Epstein and Friedman just last year released Lovelace, a strong film about the pornographic star Linda Lovelace, along with premiering their short-documentary The Battle of amfAR on HBO in January 2014. The two are great directors in the regard that they let several elements shine in order to give a comprehensive and thorough look at a subject in a way that remains interesting and informative. And the Oscar Goes To…, however, may be their strongest work, for they are putting a large, sometimes elusive institution that exists in the largely public film world, under a microscope for examination.

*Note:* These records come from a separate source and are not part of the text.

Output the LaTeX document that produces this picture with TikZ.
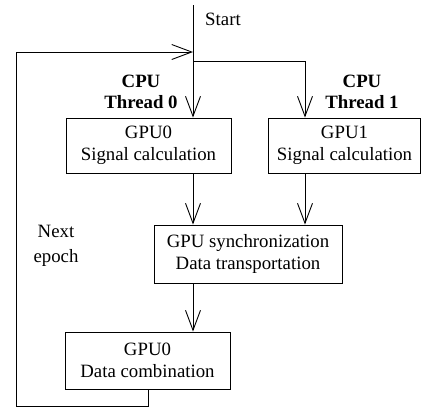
\documentclass[tikz,border=0pt]{standalone}
\usepackage{fontspec}
\setmainfont{Liberation Serif}
\usetikzlibrary{arrows.meta}
\begin{document}
\begin{tikzpicture}[x=1pt,y=-1pt,
  box/.style={draw, line width=0.9pt, inner sep=0pt, align=center, font=\fontsize{18.8}{22}\selectfont},
  lbl/.style={inner sep=0pt, align=center, font=\fontsize{18.8}{21}\selectfont},
  ln/.style={line width=0.9pt},
  arr/.style={line width=0.9pt, -{Straight Barb[length=20pt,width=15pt,line width=0.9pt]}}]
\useasboundingbox (0,0) rectangle (421,407);
\node[box, minimum width=165pt, minimum height=55pt] (g0) at (148.5,145.5) {GPU0\\Signal calculation};
\node[box, minimum width=152pt, minimum height=55pt] (g1) at (344.5,145.5) {GPU1\\Signal calculation};
\node[box, minimum width=188pt, minimum height=58pt] (sync) at (248,254) {GPU synchronization\\Data transportation};
\node[box, minimum width=165pt, minimum height=57pt] (comb) at (147.5,360.5) {GPU0\\Data combination};
\node[lbl] (start) at (223,19) {Start};
\node[lbl, font=\fontsize{18.8}{21}\selectfont\bfseries] (t0) at (141,92) {CPU\\Thread 0};
\node[lbl, font=\fontsize{18.8}{21}\selectfont\bfseries] (t1) at (362,92) {CPU\\Thread 1};
\node[lbl, font=\fontsize{18.8}{25}\selectfont] (ne) at (56,246) {Next\\epoch};
\coordinate (top) at (193,5);
\coordinate (join) at (193,52);
\coordinate (split) at (193,61);
\coordinate (right) at (305,61);
\coordinate (fb) at (148,406);
\coordinate (c1) at (16,406);
\coordinate (c2) at (16,52);
\draw[ln] (top) -- (split);
\draw[arr] (split) -- (split |- g0.north);
\draw[arr] (split) -- (right) -- (right |- g1.north);
\draw[arr] (g0.south -| split) -- (sync.north -| split);
\draw[arr] (g1.south -| right) -- (sync.north -| right);
\draw[arr] (sync.south -| split) -- (comb.north -| split);
\draw[arr] (comb.south -| fb) -- (fb) -- (c1) -- (c2) -- (join);
\end{tikzpicture}
\end{document}
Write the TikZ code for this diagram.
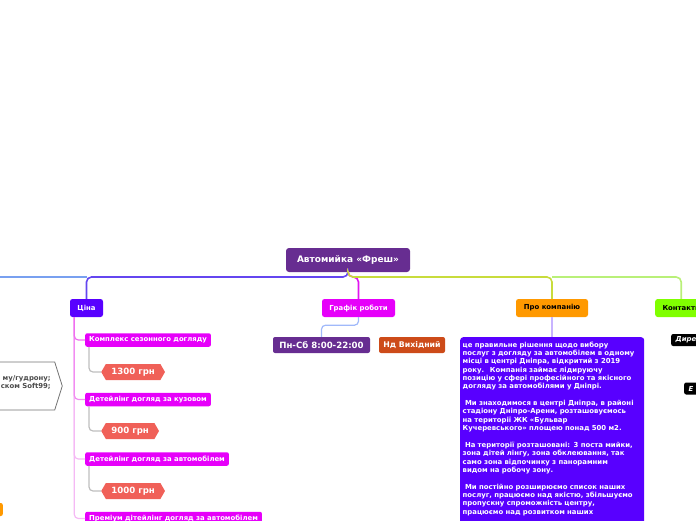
\documentclass[tikz,border=0pt]{standalone}
\usepackage{fontspec}
\setmainfont{DejaVu Sans}
\usepackage{xcolor}
\usepackage{tikz}
\usetikzlibrary{positioning,calc,shapes.symbols}

\definecolor{rootc}{RGB}{103,45,145}
\definecolor{cinac}{RGB}{88,0,255}
\definecolor{grafc}{RGB}{230,0,250}
\definecolor{proc}{RGB}{255,153,0}
\definecolor{kontc}{RGB}{128,255,0}
\definecolor{pricec}{RGB}{240,96,88}
\definecolor{ndc}{RGB}{205,75,25}
\definecolor{cinaln}{RGB}{100,70,240}
\definecolor{leftln}{RGB}{120,160,240}
\definecolor{grafln}{RGB}{225,20,240}
\definecolor{proln}{RGB}{200,220,60}
\definecolor{kontln}{RGB}{185,240,120}
\definecolor{pinkln}{RGB}{240,110,240}
\definecolor{pinklt}{RGB}{245,185,245}
\definecolor{greyln}{RGB}{190,190,190}
\definecolor{blueln}{RGB}{160,185,250}
\definecolor{lavln}{RGB}{200,180,255}

\begin{document}
\begin{tikzpicture}[x=1pt, y=-1pt,
  root/.style={fill=rootc, text=white, rounded corners=3pt,
    font=\bfseries\fontsize{9}{10}\selectfont,
    minimum width=124pt, minimum height=24pt, inner sep=0pt},
  topic/.style={rounded corners=2.5pt, minimum height=18pt, inner sep=0pt,
    font=\bfseries\fontsize{6.9}{8}\selectfont},
  sub/.style={fill=grafc, text=white, rounded corners=2pt, anchor=west,
    minimum height=13.5pt, inner xsep=4pt, inner ysep=0pt,
    font=\bfseries\fontsize{6.9}{8}\selectfont},
  price/.style={signal, signal to=west and east, signal pointer angle=120,
    fill=pricec, text=white, anchor=west, minimum height=16pt,
    inner xsep=5.5pt, inner ysep=0pt, font=\bfseries\fontsize{8.6}{9}\selectfont},
  tag/.style={text=white, rounded corners=2pt, minimum height=16pt,
    inner sep=0pt, font=\bfseries\fontsize{8.6}{10}\selectfont},
  blk/.style={fill=black, text=white, rounded corners=2pt, anchor=west,
    minimum height=12pt, inner xsep=4.5pt, inner ysep=0pt, text width=40pt,
    align=left, font=\bfseries\itshape\fontsize{6.9}{8}\selectfont},
  br/.style={line width=1.6pt, rounded corners=5pt},
  sb/.style={line width=1.2pt, rounded corners=4pt}
]
\useasboundingbox (0,0) rectangle (696,520);
\clip (0,0) rectangle (696,520);

% Root
\node[root] (root) at (348,260) {Автомийка «Фреш»};
\coordinate (hub) at (348,277);
\coordinate (offL) at (-10,277);

% Level 1
\node[topic, fill=cinac, text=white, minimum width=33pt] (cina) at (86.5,308) {Ціна};
\node[topic, fill=grafc, text=white, minimum width=73pt] (graf) at (358.5,308) {Графік роботи};
\node[topic, fill=proc, minimum width=72pt] (pro) at (552,308) {Про компанію};
\node[topic, fill=kontc, minimum width=52pt, anchor=west] (kont) at (655,308) {Контакти};

% Branches from root
\draw[br, leftln] (cina.north |- hub) -- (offL);
\draw[br, cinaln] (root.south) -- (hub) -| (cina.north);
\draw[br, grafln] (root.south) -- (hub) -| (graf.north);
\draw[br, kontln] (pro.north |- hub) -| (kont.north);
\draw[br, proln] (root.south) -- (hub) -| (pro.north);

% Prices
\node[sub] (k1) at (85,340) {Комплекс сезонного догляду};
\node[price] (p1) at (101,372) {1300 грн};
\node[sub] (k2) at (85,399.5) {Детейлінг догляд за кузовом};
\node[price] (p2) at (101,431) {900 грн};
\node[sub] (k3) at (85,459) {Детейлінг догляд за автомобілем};
\node[price] (p3) at (101,491) {1000 грн};
\node[sub] (k4) at (85,518.5) {Преміум дітейлінг догляд за автомобілем};

\coordinate (cinaL) at ([xshift=4.5pt]cina.south west);
\draw[sb, pinklt] (cinaL) |- (k4.west);
\draw[sb, pinklt] (cinaL) |- (k3.west);
\draw[sb, pinkln!60!pinklt] (cinaL) |- (k2.west);
\draw[sb, pinkln] (cinaL) |- (k1.west);
\foreach \k/\p in {k1/p1, k2/p2, k3/p3}
  \draw[sb, greyln] ([xshift=4pt]\k.south west) |- (\p.west);

% Schedule
\node[tag, fill=rootc, minimum width=97pt] (pnsb) at (321.5,345) {Пн-Сб 8:00-22:00};
\node[tag, fill=ndc, minimum width=66pt, font=\bfseries\fontsize{7.8}{9}\selectfont]
  (nd) at (412,345) {Нд Вихідний};
\draw[sb, blueln] (graf.south) -- ++(0,8) -| (pnsb.north);

% About
\node[fill=cinac, text=white, rounded corners=3pt, anchor=north west,
  inner xsep=2.5pt, inner ysep=4.5pt, text width=179pt, align=left,
  font=\bfseries\fontsize{6.9}{8.35}\selectfont] (about) at (460,337)
  {це правильне рішення щодо вибору\\
   послуг з догляду за автомобілем в одному\\
   місці в центрі Дніпра, відкритий з 2019\\
   року.~ Компанія займає лідируючу\\
   позицію у сфері професійного та якісного\\
   догляду за автомобілями у Дніпрі.\\[8.35pt]
   \ Ми знаходимося в центрі Дніпра, в районі\\
   стадіону Дніпро-Арени, розташовуємось\\
   на території ЖК «Бульвар\\
   Кучеревського» площею понад 500 м2.\\[8.35pt]
   \ На території розташовані: 3 поста мийки,\\
   зона дітей лінгу, зона обклеювання, так\\
   само зона відпочинку з панорамним\\
   видом на робочу зону.\\[8.35pt]
   \ Ми постійно розширюємо список наших\\
   послуг, працюємо над якістю, збільшуємо\\
   пропускну спроможність центру,\\
   працюємо над розвитком наших\\
   \mbox{}\\ \mbox{}};
\draw[sb, lavln] (pro.south) -- (about.north -| pro.south);

% Contacts
\node[blk] (dir) at (671,340) {Дире};
\node[blk] (eml) at (684,388.5) {Е};

% Left side
\node[signal, signal to=east, signal pointer angle=145, draw=black!55,
  fill=white, line width=0.8pt, anchor=east, minimum height=48pt,
  inner xsep=4pt, text width=140pt, align=right, text=black!70,
  font=\bfseries\fontsize{6.9}{8}\selectfont] (note) at (62.7,386)
  {му/гудрону;\\ском Soft99;\\\mbox{}};
\node[fill=proc, rounded corners=2pt, anchor=east, minimum width=30pt,
  minimum height=13pt, inner sep=0pt] (side) at (3,509.5) {};
\end{tikzpicture}
\end{document}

Like them or not, the Oscars fundamentally changed cinema in the regard that it almost made it be taken more seriously. Cheap Nickelodeons, the old-fashioned way of viewing films, morphed into theaters complete with sound, dozens of seats, and a large screen to accommodate any kind of film. Actors were looked up to by many of the public and became movie-stars, and their job became taken more seriously than ever before. Film was changed by the Oscars; for better or for worse is up to you.